• **PROBLEM TO WORK ON**
Copy the data that follows exactly. Include no pictures.

:::::

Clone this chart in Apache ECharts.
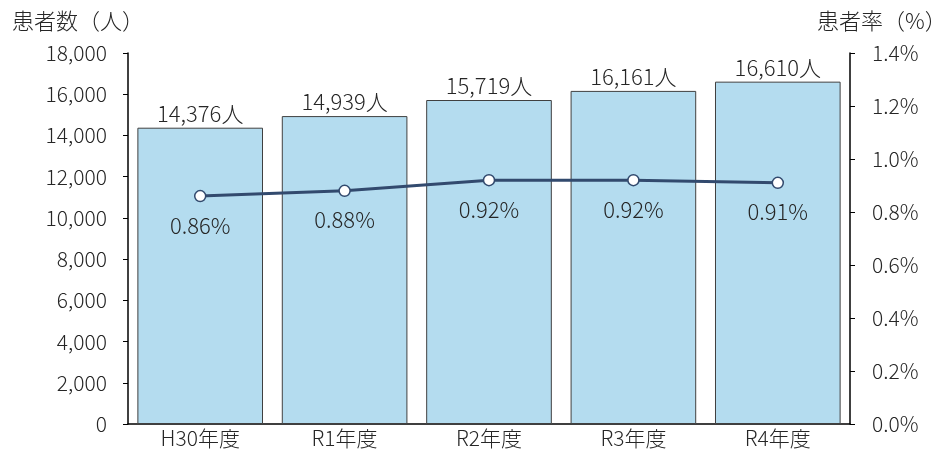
<!DOCTYPE html>
<html>
<head>
<meta charset="utf-8">
<script src="https://cdn.jsdelivr.net/npm/echarts@6/dist/echarts.min.js"></script>
<style>
  html, body { margin: 0; padding: 0; background: #fff; }
  #main { width: 949px; height: 454px; }
</style>
</head>
<body>
<div id="main"></div>
<script>
// 年度ごとの患者数と患者率
var categories = ['H30年度', 'R1年度', 'R2年度', 'R3年度', 'R4年度']
var patients = [14376, 14939, 15719, 16161, 16610]
var rates = [0.86, 0.88, 0.92, 0.92, 0.91]

var font = '"Noto Sans CJK JP", "Noto Sans", sans-serif'
var textColor = '#262626'
var fs = 21
var fw = 300

var myChart = echarts.init(document.getElementById('main'))
myChart.setOption({
  animation: false,
  textStyle: { fontFamily: font },
  grid: { left: 128, right: 99, top: 53, bottom: 30, outerBoundsMode: 'none', containLabel: false },
  xAxis: {
    type: 'category',
    data: categories,
    axisLine: { lineStyle: { color: '#000', width: 1.5 } },
    axisTick: { show: false },
    axisLabel: { color: textColor, fontSize: fs, fontWeight: fw, fontFamily: font, margin: 4 }
  },
  yAxis: [
    {
      type: 'value',
      name: '患者数（人）',
      nameLocation: 'end',
      nameGap: 21,
      nameTextStyle: { color: textColor, fontSize: 22, fontWeight: fw, fontFamily: font, align: 'left', padding: [0, 0, 0, -116] },
      min: 0,
      max: 18000,
      interval: 2000,
      splitLine: { show: false },
      axisLine: { show: true, lineStyle: { color: '#000', width: 1.5 } },
      axisTick: { show: true, length: 5, lineStyle: { color: '#000' } },
      axisLabel: {
        color: textColor, fontSize: fs, fontWeight: fw, fontFamily: font, margin: 21,
        formatter: function (v) { return v.toLocaleString('en-US') }
      }
    },
    {
      type: 'value',
      name: '患者率（%）',
      nameLocation: 'end',
      nameGap: 21,
      nameTextStyle: { color: textColor, fontSize: 22, fontWeight: fw, fontFamily: font, align: 'left', padding: [0, 0, 0, -33] },
      min: 0,
      max: 1.4,
      interval: 0.2,
      splitLine: { show: false },
      axisLine: { show: true, lineStyle: { color: '#000', width: 1.5 } },
      axisTick: { show: true, length: 5, lineStyle: { color: '#000' } },
      axisLabel: {
        color: textColor, fontSize: fs, fontWeight: fw, fontFamily: font, margin: 22,
        formatter: function (v) { return v.toFixed(1) + '%' }
      }
    }
  ],
  series: [
    {
      name: '患者数',
      type: 'bar',
      data: patients,
      barCategoryGap: '13%',
      itemStyle: { color: '#B4DCEF', borderColor: '#404040', borderWidth: 1 },
      label: {
        show: true, position: 'top', distance: 3,
        color: textColor, fontSize: 22, fontWeight: fw, fontFamily: font,
        formatter: function (p) { return p.value.toLocaleString('en-US') + '人' }
      }
    },
    {
      name: '患者率',
      type: 'line',
      yAxisIndex: 1,
      data: rates,
      symbol: 'circle',
      symbolSize: 11,
      lineStyle: { color: '#324A6E', width: 3 },
      itemStyle: { color: '#fff', borderColor: '#324A6E', borderWidth: 1.5 },
      label: {
        show: true, position: 'bottom', distance: 12,
        color: textColor, fontSize: 22, fontWeight: fw, fontFamily: font,
        formatter: function (p) { return p.value.toFixed(2) + '%' }
      },
      z: 5
    }
  ]
})
</script>
</body>
</html>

:::::

• **ANSWER TO THE PROBLEM**
Clone this chart in Apache ECharts.
<!DOCTYPE html>
<html>
<head>
<meta charset="utf-8">
<script src="https://cdn.jsdelivr.net/npm/echarts@6/dist/echarts.min.js"></script>
<style>
  html, body { margin: 0; padding: 0; background: #fff; }
  #main { width: 949px; height: 454px; }
</style>
</head>
<body>
<div id="main"></div>
<script>
// 年度ごとの患者数と患者率
var categories = ['H30年度', 'R1年度', 'R2年度', 'R3年度', 'R4年度']
var patients = [14376, 14939, 15719, 16161, 16610]
var rates = [0.86, 0.88, 0.92, 0.92, 0.91]

var font = '"Noto Sans CJK JP", "Noto Sans", sans-serif'
var textColor = '#262626'
var fs = 21
var fw = 300

var myChart = echarts.init(document.getElementById('main'))
myChart.setOption({
  animation: false,
  textStyle: { fontFamily: font },
  grid: { left: 128, right: 99, top: 53, bottom: 30, outerBoundsMode: 'none', containLabel: false },
  xAxis: {
    type: 'category',
    data: categories,
    axisLine: { lineStyle: { color: '#000', width: 1.5 } },
    axisTick: { show: false },
    axisLabel: { color: textColor, fontSize: fs, fontWeight: fw, fontFamily: font, margin: 4 }
  },
  yAxis: [
    {
      type: 'value',
      name: '患者数（人）',
      nameLocation: 'end',
      nameGap: 21,
      nameTextStyle: { color: textColor, fontSize: 22, fontWeight: fw, fontFamily: font, align: 'left', padding: [0, 0, 0, -116] },
      min: 0,
      max: 18000,
      interval: 2000,
      splitLine: { show: false },
      axisLine: { show: true, lineStyle: { color: '#000', width: 1.5 } },
      axisTick: { show: true, length: 5, lineStyle: { color: '#000' } },
      axisLabel: {
        color: textColor, fontSize: fs, fontWeight: fw, fontFamily: font, margin: 21,
        formatter: function (v) { return v.toLocaleString('en-US') }
      }
    },
    {
      type: 'value',
      name: '患者率（%）',
      nameLocation: 'end',
      nameGap: 21,
      nameTextStyle: { color: textColor, fontSize: 22, fontWeight: fw, fontFamily: font, align: 'left', padding: [0, 0, 0, -33] },
      min: 0,
      max: 1.4,
      interval: 0.2,
      splitLine: { show: false },
      axisLine: { show: true, lineStyle: { color: '#000', width: 1.5 } },
      axisTick: { show: true, length: 5, lineStyle: { color: '#000' } },
      axisLabel: {
        color: textColor, fontSize: fs, fontWeight: fw, fontFamily: font, margin: 22,
        formatter: function (v) { return v.toFixed(1) + '%' }
      }
    }
  ],
  series: [
    {
      name: '患者数',
      type: 'bar',
      data: patients,
      barCategoryGap: '13%',
      itemStyle: { color: '#B4DCEF', borderColor: '#404040', borderWidth: 1 },
      label: {
        show: true, position: 'top', distance: 3,
        color: textColor, fontSize: 22, fontWeight: fw, fontFamily: font,
        formatter: function (p) { return p.value.toLocaleString('en-US') + '人' }
      }
    },
    {
      name: '患者率',
      type: 'line',
      yAxisIndex: 1,
      data: rates,
      symbol: 'circle',
      symbolSize: 11,
      lineStyle: { color: '#324A6E', width: 3 },
      itemStyle: { color: '#fff', borderColor: '#324A6E', borderWidth: 1.5 },
      label: {
        show: true, position: 'bottom', distance: 12,
        color: textColor, fontSize: 22, fontWeight: fw, fontFamily: font,
        formatter: function (p) { return p.value.toFixed(2) + '%' }
      },
      z: 5
    }
  ]
})
</script>
</body>
</html>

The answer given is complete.